Germany: Initiatives by ver.di to support LGBTI workers

The United Services Trade Union (ver.di) in Germany supports lesbian, gay, bisexual, trans and intersex (LGBTI) workers through a specialised online forum for its LGBTI members and a gay working group. The latter has researched discrimination against HIV-positive employees and lobbied on behalf of LGBTI workers (in Catholic institutions) who have reported discrimination by their employers.

According to the Anti-Discrimination Law (AGG), which came into force in August 2006, discrimination on the grounds of gender, sexual orientation, race, religion and age is forbidden in Germany. Contrary to expectations, however, data from the Federal Ministry for Family Affairs, Senior Citizens, Women and Youth show that the gender pay gap stayed at 23% (PDF) during the year following the introduction of this legislation.

ver.di campaigning against inequality

The United Services Trade Union (ver.di) is one of the largest German trade unions and has its headquarters in Berlin. Its focus is on service workers in both the private and public sectors within Germany.

In 2007, ver.di became a prominent advocate of increasing wages in female-dominated sectors as a way of strategically fighting inequality in the German labour market. This was not surprising: one of ver.di’s primary goals is securing proper working conditions and working for social justice; moreover more than 52% of ver.di’s over two million members are women.

When it comes to the issue of the rights of lesbian, gay, bisexual, trans and/or intersex (LGBTI) workers in Germany and the association with women’s rights in general, academic research found that, in Munich, lesbian women had a 12% lower probability of being invited for a job interview than heterosexual women. In addition, survey data from the European Fundamental Rights Agency show that LGBTI workers experience discrimination and harassment in the workplace in every EU Member State (the lowest proportion being 5% and the highest 31%).

An important objective of ver.di’s campaigning is to influence legal and political decisions affecting LGBTI people in the labour market. ver.di has also sought to create a gay-friendly environment suitable for empowering workers who have non-cisgender/non-heterosexual identities. This represents an opportunity for the union to reaffirm its goal of supporting basic human rights, solidarity, justice and equality.

Advocating rights of LGBTI workers

Christopher Street Day 2015

As part of activities in Berlin for Christopher Street Day 2015, ver.di’s gay working group presented its Activity Report 2015 based on research data and workers’ experiences. These experiences show that HIV-positive employees are often discriminated against in the workplace. The report’s release was accompanied by the distribution of flyers on the issue to representatives of the capital’s municipalities, non-governmental organisations (NGOs) and government institutions. While carrying out this advocacy action, volunteers in the working group simultaneously collected donations for work on HIV prevention and on raising awareness of the status of HIV-positive workers.

This type of action is possible and often successful in Berlin where local government and NGOs work to promote diversity and the equality of different lifestyles.
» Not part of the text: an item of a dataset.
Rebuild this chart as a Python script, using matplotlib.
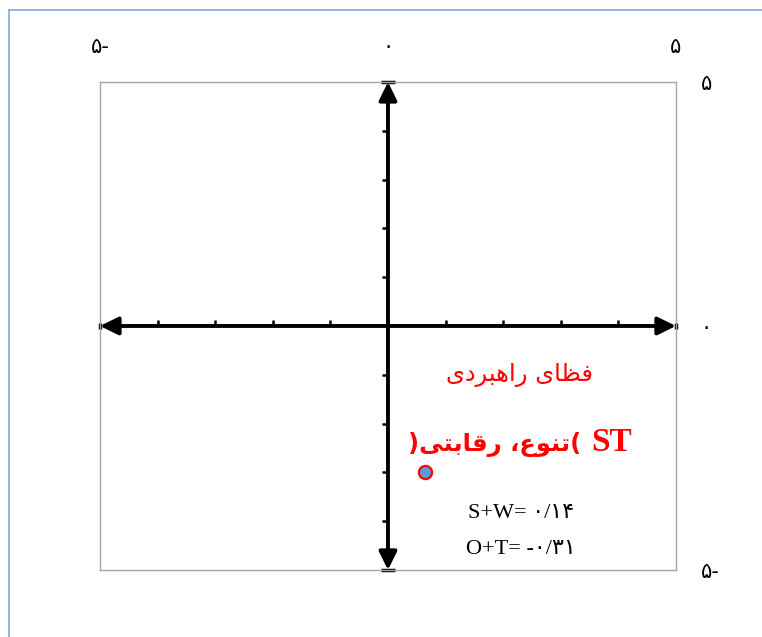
#!/usr/bin/env python3
"""
Strategic space (SWOT) position chart.
"""

import matplotlib
matplotlib.use('Agg')
import matplotlib.pyplot as plt
from matplotlib.lines import Line2D

# Axis range and ticks
axis_min, axis_max = -5, 5
tick_values = [-4, -3, -2, -1, 1, 2, 3, 4]
label_values = [-5, 0, 5]
label_texts = ['\u06f5-', '\u06f0', '\u06f5']   # ۵-  ۰  ۵

# Position of the organisation in the strategy space
point_x = [0.65]
point_y = [-3.0]

# Texts (Persian is stored in visual order with presentation forms,
# matplotlib does no Arabic shaping / bidi)
title_fa = ('\ufeef\ufea9\ufeae\ufe92\ufeeb\ufe8d\ufead'   # راهبردی
            ' '
            '\ufeef\ufe8e\ufec8\ufed3')                     # فضای
st_code = 'ST'
st_name = (')'
           '\ufef0\ufe98\ufe91\ufe8e\ufed7\ufead'           # رقابتی
           ' \u060c'
           '\ufec9\ufeee\ufee8\ufe97'                       # تنوع
           '(')
sw_text = 'S+W= \u06f0/\u06f1\u06f4'
ot_text = 'O+T= -\u06f0/\u06f3\u06f1'


def main():
    fig = plt.figure(figsize=(7.62, 6.37), dpi=100)
    ax = fig.add_axes([0.1312, 0.1052, 0.7559, 0.7661])

    ax.set_xlim(axis_min, axis_max)
    ax.set_ylim(axis_min, axis_max)
    for s in ax.spines.values():
        s.set_color('#a6a6a6')
        s.set_linewidth(1.0)

    # tick labels on top and right, no tick marks
    ax.xaxis.tick_top()
    ax.yaxis.tick_right()
    ax.set_xticks(label_values)
    ax.set_yticks(label_values)
    ax.set_xticklabels(label_texts, family=['DejaVu Sans'], fontsize=15)
    ax.set_yticklabels(label_texts, family=['DejaVu Sans'], fontsize=15)
    ax.tick_params(axis='x', length=0, pad=18)
    ax.tick_params(axis='y', length=0, pad=18)

    # double-headed axes arrows
    arrow = dict(arrowstyle='<|-|>,head_length=0.55,head_width=0.27',
                 color='black', lw=2.8, shrinkA=0, shrinkB=0,
                 mutation_scale=20)
    ax.annotate('', xy=(axis_max, 0), xytext=(axis_min, 0), arrowprops=arrow)
    ax.annotate('', xy=(0, axis_max), xytext=(0, axis_min), arrowprops=arrow)

    # small tick marks along the arrows
    ax.plot(tick_values, [0] * len(tick_values), linestyle='none',
            marker=2, markersize=4, markeredgewidth=1.8, color='black')
    ax.plot([0] * len(tick_values), tick_values, linestyle='none',
            marker=0, markersize=4, markeredgewidth=1.8, color='black')
    # end caps
    ax.plot([0, 0], [axis_min, axis_max], linestyle='none', marker='_',
            markersize=10, markeredgewidth=2.5, color='black', clip_on=False)
    ax.plot([axis_min, axis_max], [0, 0], linestyle='none', marker='|',
            markersize=5, markeredgewidth=2.5, color='black', clip_on=False)

    # the point
    ax.scatter(point_x, point_y, s=90, facecolor='#5b9bd5',
               edgecolor='#ff0000', linewidth=1.6, zorder=5)

    ax.text(2.29, -1.0, title_fa, color='#ff0000', fontsize=17.5,
            ha='center', va='center', family=['DejaVu Sans'])
    ax.text(4.24, -2.38, st_code, color='#ff0000', fontsize=24,
            fontweight='bold', ha='right', va='center',
            family=['Liberation Serif'])
    ax.text(3.36, -2.42, st_name, color='#ff0000', fontsize=17.5,
            fontweight='bold', ha='right', va='center',
            family=['DejaVu Sans'])
    ax.text(2.31, -3.85, sw_text, color='black', fontsize=16,
            ha='center', va='center',
            family=['Liberation Serif', 'DejaVu Sans'])
    ax.text(2.31, -4.59, ot_text, color='black', fontsize=16,
            ha='center', va='center',
            family=['Liberation Serif', 'DejaVu Sans'])

    # page border
    fig.add_artist(Line2D([9 / 762, 9 / 762], [0, 1 - 10 / 637],
                          color='#7faad8', lw=1.2))
    fig.add_artist(Line2D([9 / 762, 1], [1 - 10 / 637, 1 - 10 / 637],
                          color='#7faad8', lw=1.2))

    fig.savefig('out.png', dpi=100)
    plt.close(fig)


if __name__ == '__main__':
    main()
It is exemplified by ver.di’s online information service, which is well-established within LGBTI networks in Germany and supported by German political parties and private associations. LGBTI members can use the online service to exchange information related to their gay/lesbian/bisexual/trans/intersex worker status and to reflect on any unfair treatment in the workplace.

Carsten Bock, spokesperson for ver.di’s gay working group, said that its successful initiative during Christopher Street Day 2015 proves that the trade unions in Germany are committed to gay and lesbian issues. Based on the political demand of acceptance of sexual diversity at work, this initiative also seeks to tackle the long-standing and controversial problem faced by LGBTI employees in German churches. Although the principle of non-discrimination based on one’s sexual orientation is legally binding according to the General Act on Equal Treatment enacted in 2006, many churches in Germany refuse to apply the law. ‘Recently we had the case of a lesbian nursery school director who worked for a Catholic institution and who got fired after her employer learned about her sexual orientation’, says Carsten Bock. In order to oppose such discrimination, ver.di puts its human rights advocacy into practice by reporting cases and demanding the implementation of measures by German authorities to cease discrimination by employers in the German labour market.

Berlin state elections, September 2016

ver.di aims to involve its members in union policymaking via members’ assemblies, collective bargaining committees and company-specific groups. It also seeks to embody in its decision-making the principles it advocates in the labour market – equality, justice and fairness. For example, ver.di is preparing for the 18th Berlin state elections by inviting political speakers and asking them about their proposals, suggestions and solutions for combating discrimination against LGBTI persons in the workplace.

Commentary

ver.di puts particular emphasis on diversity by having occupational and specialist groups in 13 different sectors. In this way it seeks to build on the huge potential to involve various occupations in Germany and include members from many industries and various backgrounds whose diverse perspectives might be beneficial for future advocacy for the rights of LGBTI workers.

It remains to be seen whether the labour market situation for LGBTI employees will improve in the future, especially in terms of creating the legislative mechanism at state level to reduce the gender pay gap, which has been tackled only in terms of voluntary commitment and employers’ evaluations.